Financial institutions have been bombarded by requests from customers to put on hold their repayments on mortgages, credit cards and personal loans but experts are urging caution.
Lenders still calculate interest charges during the deferral period and these are added onto the loan balance once the period ends.
The Reserve Bank of Australia board meets on Tuesday – the third time in five weeks – to decide whether to cut the cash rate again, this time to just zero per cent.
But new data from financial comparison website Mozo showed if owner occupier borrowers paying principal and interest on a 30-year loan with a rate of 3.5 per cent deferred their loan for six months at the five year mark, they would end up paying an extra $4000 in interest charges.
This is presuming the loan term stays the same.

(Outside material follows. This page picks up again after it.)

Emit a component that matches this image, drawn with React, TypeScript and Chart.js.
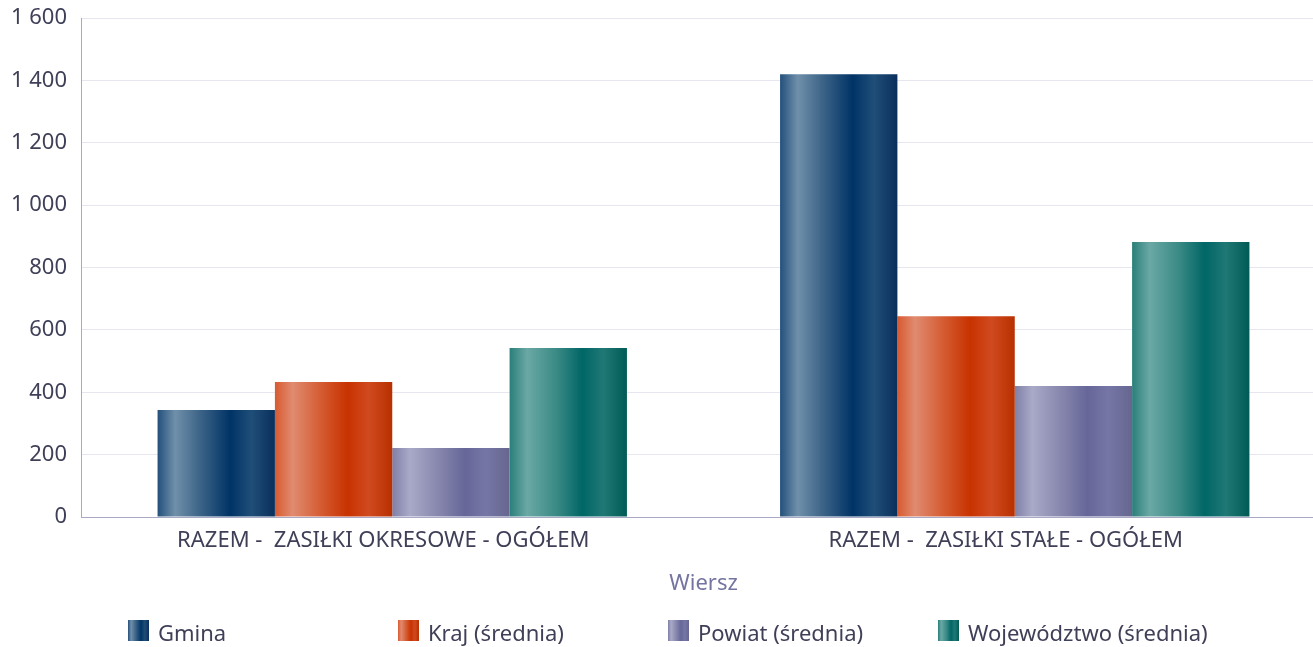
import React, { useEffect, useRef } from "react";
import { Chart, registerables } from "chart.js";

Chart.register(...registerables);

const categories = ["RAZEM -  ZASIŁKI OKRESOWE - OGÓŁEM", "RAZEM -  ZASIŁKI STAŁE - OGÓŁEM"];
const seriesNames = ["Gmina", "Kraj (średnia)", "Powiat (średnia)", "Województwo (średnia)"];
const gminaValues = [343, 1420];
const krajValues = [433, 644];
const powiatValues = [221, 420];
const wojewodztwoValues = [542, 882];
const yMin = 0;
const yMax = 1600;
const yStep = 200;
const axisTitle = "Wiersz";

const seriesValues = [gminaValues, krajValues, powiatValues, wojewodztwoValues];

const gradientStops: [number, string][][] = [
  [[0, "#24507c"], [0.15, "#7090aa"], [0.35, "#3f6689"], [0.62, "#003366"], [0.8, "#1f4e78"], [1, "#0a2f5c"]],
  [[0, "#d85a30"], [0.15, "#e08b70"], [0.4, "#d45a30"], [0.62, "#c83200"], [0.8, "#d04a20"], [1, "#b83000"]],
  [[0, "#8080a8"], [0.15, "#a9a9c8"], [0.4, "#8686ad"], [0.62, "#666699"], [0.8, "#7676a6"], [1, "#666690"]],
  [[0, "#2a7f7a"], [0.15, "#6aa8a5"], [0.4, "#3a8a85"], [0.62, "#006666"], [0.8, "#207875"], [1, "#005a55"]],
];
const solidColors = ["#003366", "#c83200", "#666699", "#006666"];

const FONT = "'Noto Sans', 'Open Sans', sans-serif";
const TEXT = "#3f3f58";

function makeGradient(ctx: CanvasRenderingContext2D, x0: number, x1: number, stops: [number, string][]) {
  const g = ctx.createLinearGradient(x0, 0, x1, 0);
  stops.forEach(([o, c]) => g.addColorStop(o, c));
  return g;
}

const gradientPlugin = {
  id: "barGradients",
  beforeDatasetsDraw(chart: any) {
    const ctx = chart.ctx;
    chart.data.datasets.forEach((_ds: any, i: number) => {
      const meta = chart.getDatasetMeta(i);
      meta.data.forEach((el: any) => {
        const { x, width } = el.getProps(["x", "width"], true);
        const g = makeGradient(ctx, x - width / 2, x + width / 2, gradientStops[i]);
        el.options = Object.assign({}, el.options, { backgroundColor: g });
      });
    });
  },
};

const legendPlugin = {
  id: "customLegend",
  afterDraw(chart: any) {
    const ctx = chart.ctx;
    ctx.save();
    const startX = 128;
    const spacing = 270;
    const boxTop = 620;
    const box = 21;
    seriesNames.forEach((name, i) => {
      const x = startX + i * spacing;
      ctx.fillStyle = makeGradient(ctx, x, x + box, gradientStops[i]);
      ctx.fillRect(x, boxTop, box, box);
      ctx.fillStyle = TEXT;
      ctx.font = `22px ${FONT}`;
      ctx.textBaseline = "alphabetic";
      ctx.textAlign = "left";
      ctx.fillText(name, x + 30, 641);
    });
    ctx.restore();
  },
};

function formatThousands(v: number) {
  return String(v).replace(/\B(?=(\d{3})+(?!\d))/g, " ");
}

export default function App() {
  const canvasRef = useRef<HTMLCanvasElement | null>(null);

  useEffect(() => {
    if (!canvasRef.current) return;
    const chart = new Chart(canvasRef.current, {
      type: "bar",
      data: {
        labels: categories,
        datasets: seriesNames.map((name, i) => ({
          label: name,
          data: seriesValues[i],
          backgroundColor: solidColors[i],
          borderWidth: 0,
          barPercentage: 1,
          categoryPercentage: 0.754,
        })),
      },
      options: {
        responsive: false,
        animation: false,
        devicePixelRatio: 1,
        layout: { padding: { top: 18, left: 0, right: 0, bottom: 50 } },
        plugins: {
          legend: { display: false },
          tooltip: { enabled: false },
        },
        scales: {
          x: {
            grid: { display: false, drawTicks: false },
            border: { display: true, color: "#a9a9c6", width: 1 },
            ticks: {
              color: TEXT,
              font: { family: FONT, size: 22 },
              padding: 11,
              labelOffset: -9,
              maxRotation: 0,
              autoSkip: false,
            },
            title: {
              display: true,
              text: axisTitle,
              color: "#7474a0",
              font: { family: FONT, size: 22 },
              padding: { top: 0, bottom: 0 },
            },
            afterFit(scale: any) {
              scale.height = 80;
              scale.paddingLeft = 0;
              scale.paddingRight = 0;
            },
          },
          y: {
            min: yMin,
            max: yMax,
            grid: { color: "#e6e6f0", drawTicks: false, lineWidth: 1 },
            border: { display: true, color: "#a9a9c6", width: 1 },
            ticks: {
              stepSize: yStep,
              color: TEXT,
              font: { family: FONT, size: 22 },
              padding: 14,
              callback: (v: any) => formatThousands(Number(v)),
            },
            afterFit(scale: any) {
              scale.width = 81;
              scale.paddingTop = 0;
              scale.paddingBottom = 0;
            },
          },
        },
      },
      plugins: [gradientPlugin, legendPlugin],
    } as any);
    return () => chart.destroy();
  }, []);

  return (
    <div style={{ position: "fixed", left: 0, top: 0, width: 1313, height: 647, overflow: "hidden", background: "#fff" }}>
      <canvas ref={canvasRef} width={1326} height={647} style={{ display: "block", width: 1326, height: 647 }} />
    </div>
  );
}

Borrowers who defer for six months and go a step further, adding six months onto the end of their loan term, would pay an additional $7070 in overall interest costs.
Mozo’s spokeswoman Kirsty Lamont said for those who had lost their job taking a mortgage holiday was “a vital lifeline”.
“But it’s not without a significant cost,” she said.
“Borrowers who are considering pausing their home loan need to be aware over the long term this could cost them thousand of dollars.
“It’s really worth working out a plan of what you’ll do at the end of the six-month holiday period and once you are back in income stability how you can focus on trying to pay down your loan.”
Mortgage interest rates have continued to tumble and many deals now have a “2” in front, which should prompt borrowers to check their deals and ensure they are not paying too much.
Homeloanexperts.com.au’s managing director Otto Dargan said borrowers were in a good position to get rock-bottom rates and bring down their repayments to the lowest levels he had ever seen.
“We’re seeing fixed rates as low as 2.09 per cent which are well below variable rates despite most economists predicting that rates are unlikely to fall further,” he said.
“If their predictions are correct then fixing now is an excellent idea unless you need the flexibility of a variable rate loan.”
HSBC chief economist Paul Bloxham said the cash rate would not fall further and instead the focus for the RBA was financial stability.
“They are already delivered a great deal of stimulus and will continue to do so,” he said.
He said home loan rates would be likely to stay at record low levels for some time yet.